Panya Clark Espinal

Re | Enactment: Between Self and Other

This general introduction by Barbara Fischer appears in the catalogue Re | Enactment: Between Self And Other, published by The Power Plant, Toronto.

This exhibition focuses on the material means by which six contemporary Canadian artists — Carl Beam, Panya Clark, Stan Douglas, Janice Gurney, Barbara Lounder and Lani Maestro — attempt to renegotiate definitions of cultural identity, especially in the context of the art gallery and the museum.

The history of society and culture has always been one of struggle with complex issues of “difference” and “otherness.” Rather than simply being questions of national boundaries however, difference and otherness are defined and instituted within the very fabric of a given culture, whether on the basis of sex and race, or on that of cultural traditions, ethnic customs, and religious beliefs.

The “problems” represented by these questions therefore must be considered in relation to a particular notion of the individual or collective self. The notion of “self,” as invoked in the context of this exhibition, refers not to a self “as one among others,” but to the the vantage-point of that subject position against which all others are defined as ”other.”

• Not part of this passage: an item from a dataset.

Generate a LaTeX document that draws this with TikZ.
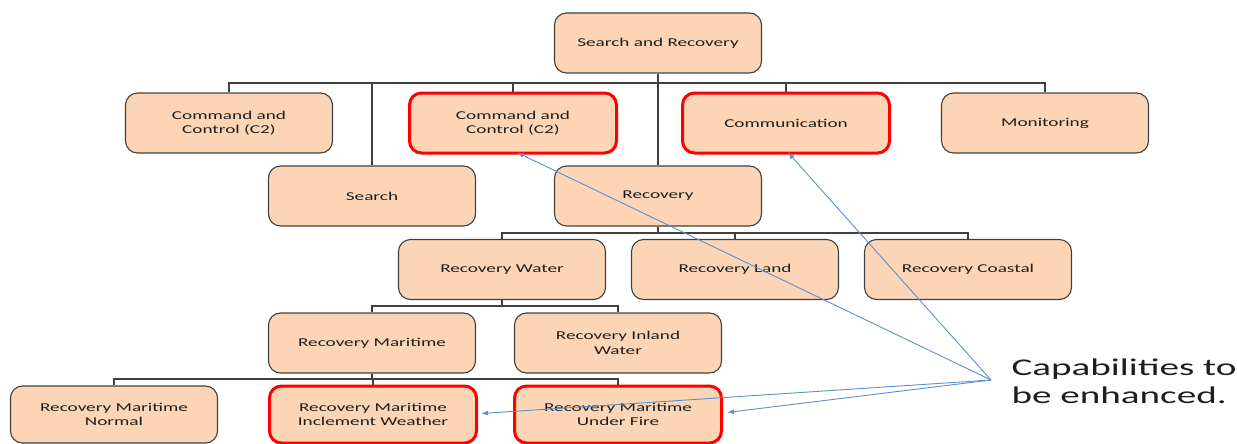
\documentclass[tikz,border=0pt]{standalone}
\usepackage{fontspec}
\usetikzlibrary{arrows.meta,calc}
\newfontfamily\boxfont[FakeStretch=1.6]{Carlito}
\newfontfamily\capfont[FakeStretch=1.63]{Carlito}
\definecolor{boxfill}{HTML}{FBD5B5}
\definecolor{boxline}{HTML}{404040}
\definecolor{txt}{HTML}{1E1E1E}
\definecolor{hilite}{HTML}{FF0000}
\definecolor{pointer}{HTML}{5C8FD0}
\tikzset{
  unit/.style={rectangle, rounded corners=12pt, draw=boxline, line width=1.1pt,
    fill=boxfill, minimum width=207pt, minimum height=60pt, inner sep=0pt,
    align=center, text=txt, font=\boxfont\fontsize{12}{14.4}\selectfont},
  lowunit/.style={unit, minimum height=57pt},
  enhance/.style={draw=hilite, line width=3pt},
  link/.style={draw=boxline, line width=1.1pt},
  pointerline/.style={draw=pointer, line width=0.9pt, -{Latex[length=7pt,width=5pt]}}
}
\begin{document}
\begin{tikzpicture}[x=1pt,y=-1pt]
\useasboundingbox (0,0) rectangle (1237,444);
\clip (0,0) rectangle (1237,444);

% tree of capabilities
\node[unit] (root) at (658,43) {Search and Recovery};

\node[unit] (c2a) at (229,123) {Command and\\Control (C2)};
\node[unit,enhance] (c2b) at (513,123) {Command and\\Control (C2)};
\node[unit,enhance] (comm) at (786,123) {Communication};
\node[unit] (mon) at (1045,123) {Monitoring};

\node[unit] (search) at (372,196) {Search};
\node[unit] (rec) at (658,196) {Recovery};

\node[unit] (rwater) at (502,269.5) {Recovery Water};
\node[unit] (rland) at (735,269.5) {Recovery Land};
\node[unit] (rcoast) at (968,269.5) {Recovery Coastal};

\node[unit] (rmar) at (372,343) {Recovery Maritime};
\node[unit] (rinland) at (618,343) {Recovery Inland\\Water};

\node[lowunit] (rnorm) at (114,414.5) {Recovery Maritime\\Normal};
\node[lowunit,enhance] (rincl) at (373,414.5) {Recovery Maritime\\Inclement Weather};
\node[lowunit,enhance] (rfire) at (618,414.5) {Recovery Maritime\\Under Fire};

% branch junctions
\coordinate (j1) at (658,83);
\coordinate (j2) at (658,233);
\coordinate (j3) at (502,306);
\coordinate (j4) at (372,379);

\draw[link] (root.south) -- (j1);
\draw[link] (j1) -| (c2a.north);
\draw[link] (j1) -| (c2b.north);
\draw[link] (j1) -| (comm.north);
\draw[link] (j1) -| (mon.north);
\draw[link] (j1) -| (search.north);
\draw[link] (j1) -- (rec.north);

\draw[link] (rec.south) -- (j2);
\draw[link] (j2) -| (rwater.north);
\draw[link] (j2) -| (rland.north);
\draw[link] (j2) -| (rcoast.north);

\draw[link] (rwater.south) -- (j3);
\draw[link] (j3) -| (rmar.north);
\draw[link] (j3) -| (rinland.north);

\draw[link] (rmar.south) -- (j4);
\draw[link] (j4) -| (rnorm.north);
\draw[link] (j4) -| (rincl.north);
\draw[link] (j4) -| (rfire.north);

% callout
\node[anchor=west, align=left, text=txt, font=\capfont\fontsize{24}{28}\selectfont]
  (note) at (1008,381) {Capabilities to\\be enhanced.};
\coordinate (src) at (991,380);

\draw[pointerline] (src) -- ([xshift=4pt,yshift=2pt]c2b.south);
\draw[pointerline] (src) -- ([xshift=2pt,yshift=2pt]comm.south);
\draw[pointerline] (src) -- ([xshift=3pt,yshift=1pt]rincl.east);
\draw[pointerline] (src) -- ([xshift=4pt,yshift=2pt]rfire.east);
\end{tikzpicture}
\end{document}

If art and its various institutions (which include the gallery and the museum) has taken an active part in the construction of cultural difference, recent cultural history is characterized by an unprecedented contesting of the definition of difference. As the assigned identity of “otherness” is contested by those who are subjected to and excluded from its construction, the very limits and boundaries that secure the identity of a privileged subject position have been thrown into question, and the terms of definition of self and other catapulted into crisis.

Through such strategies as mimicry, copying, reconstruction, appropriation and “reenactment,” Beam, Clark, Douglas, Gurney, Lounder and Maestro question the certitudes of identity at the level of the individual and of the objects of knowledge, in order to contest the hierarchies of self and other. Rather than leading to acts of symbolic or physical violence, the uncertainties invited by this “undoing” are welcomed by the artists in Re | Enactment as offering the possibility of cultural innovation and renewal.

The panicipants in this exhibition examine issues of cultural difference from a number of very different stances. Panya Clark and Barbara Lounder seek to represent representations of the “Other” as the phantasmagoria of the Western “self.” Stan Douglas and Janice Gurney question the exclusiveness of the opposition between self and other by suggesting intermediary positions, in which one is traversed by the other. Lani Maestro and Carl Beam negotiate the division of self itself, as bound up in cultural difference and differing traditions.

Re | Enactment describes, then, the operation and process whereby artists are working throngh issues of cultural difference, and whereby the self is displaced as a centre through language, material, and enunciations which are already of the Other — including culture.